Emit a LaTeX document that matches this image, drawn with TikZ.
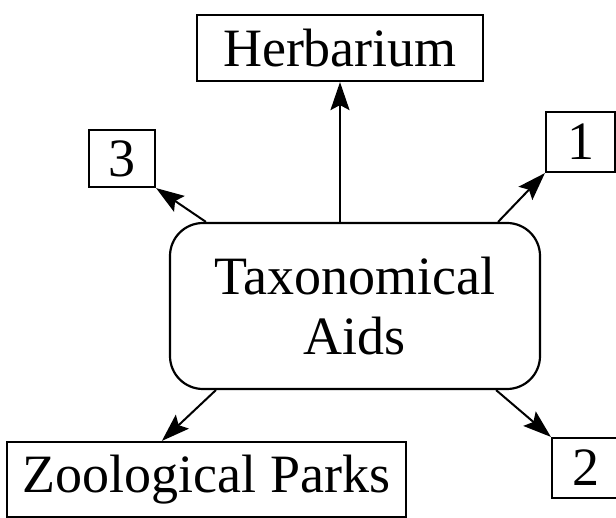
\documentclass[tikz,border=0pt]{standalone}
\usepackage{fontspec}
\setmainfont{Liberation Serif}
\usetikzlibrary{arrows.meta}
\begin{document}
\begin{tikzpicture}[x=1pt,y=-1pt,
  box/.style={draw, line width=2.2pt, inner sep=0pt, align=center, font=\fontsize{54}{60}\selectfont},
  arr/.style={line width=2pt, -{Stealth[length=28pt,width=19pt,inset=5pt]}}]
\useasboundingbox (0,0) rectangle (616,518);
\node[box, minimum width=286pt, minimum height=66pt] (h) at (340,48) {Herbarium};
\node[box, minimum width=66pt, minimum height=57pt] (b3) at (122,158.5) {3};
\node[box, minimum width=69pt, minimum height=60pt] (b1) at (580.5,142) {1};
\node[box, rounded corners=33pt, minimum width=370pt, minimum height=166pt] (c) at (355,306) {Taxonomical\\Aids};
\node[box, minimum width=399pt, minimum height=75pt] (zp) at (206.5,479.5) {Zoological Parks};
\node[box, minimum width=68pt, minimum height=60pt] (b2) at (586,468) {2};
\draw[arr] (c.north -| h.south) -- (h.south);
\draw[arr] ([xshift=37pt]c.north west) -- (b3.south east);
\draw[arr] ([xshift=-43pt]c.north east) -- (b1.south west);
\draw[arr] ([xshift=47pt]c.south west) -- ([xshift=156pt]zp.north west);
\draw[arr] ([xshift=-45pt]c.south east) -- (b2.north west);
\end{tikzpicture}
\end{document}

---*---

| Exercise task |
Copy every line of the data word for word, omitting the images.

| Answer to this problem |
Emit a LaTeX document that matches this image, drawn with TikZ.
\documentclass[tikz,border=0pt]{standalone}
\usepackage{fontspec}
\setmainfont{Liberation Serif}
\usetikzlibrary{arrows.meta}
\begin{document}
\begin{tikzpicture}[x=1pt,y=-1pt,
  box/.style={draw, line width=2.2pt, inner sep=0pt, align=center, font=\fontsize{54}{60}\selectfont},
  arr/.style={line width=2pt, -{Stealth[length=28pt,width=19pt,inset=5pt]}}]
\useasboundingbox (0,0) rectangle (616,518);
\node[box, minimum width=286pt, minimum height=66pt] (h) at (340,48) {Herbarium};
\node[box, minimum width=66pt, minimum height=57pt] (b3) at (122,158.5) {3};
\node[box, minimum width=69pt, minimum height=60pt] (b1) at (580.5,142) {1};
\node[box, rounded corners=33pt, minimum width=370pt, minimum height=166pt] (c) at (355,306) {Taxonomical\\Aids};
\node[box, minimum width=399pt, minimum height=75pt] (zp) at (206.5,479.5) {Zoological Parks};
\node[box, minimum width=68pt, minimum height=60pt] (b2) at (586,468) {2};
\draw[arr] (c.north -| h.south) -- (h.south);
\draw[arr] ([xshift=37pt]c.north west) -- (b3.south east);
\draw[arr] ([xshift=-43pt]c.north east) -- (b1.south west);
\draw[arr] ([xshift=47pt]c.south west) -- ([xshift=156pt]zp.north west);
\draw[arr] ([xshift=-45pt]c.south east) -- (b2.north west);
\end{tikzpicture}
\end{document}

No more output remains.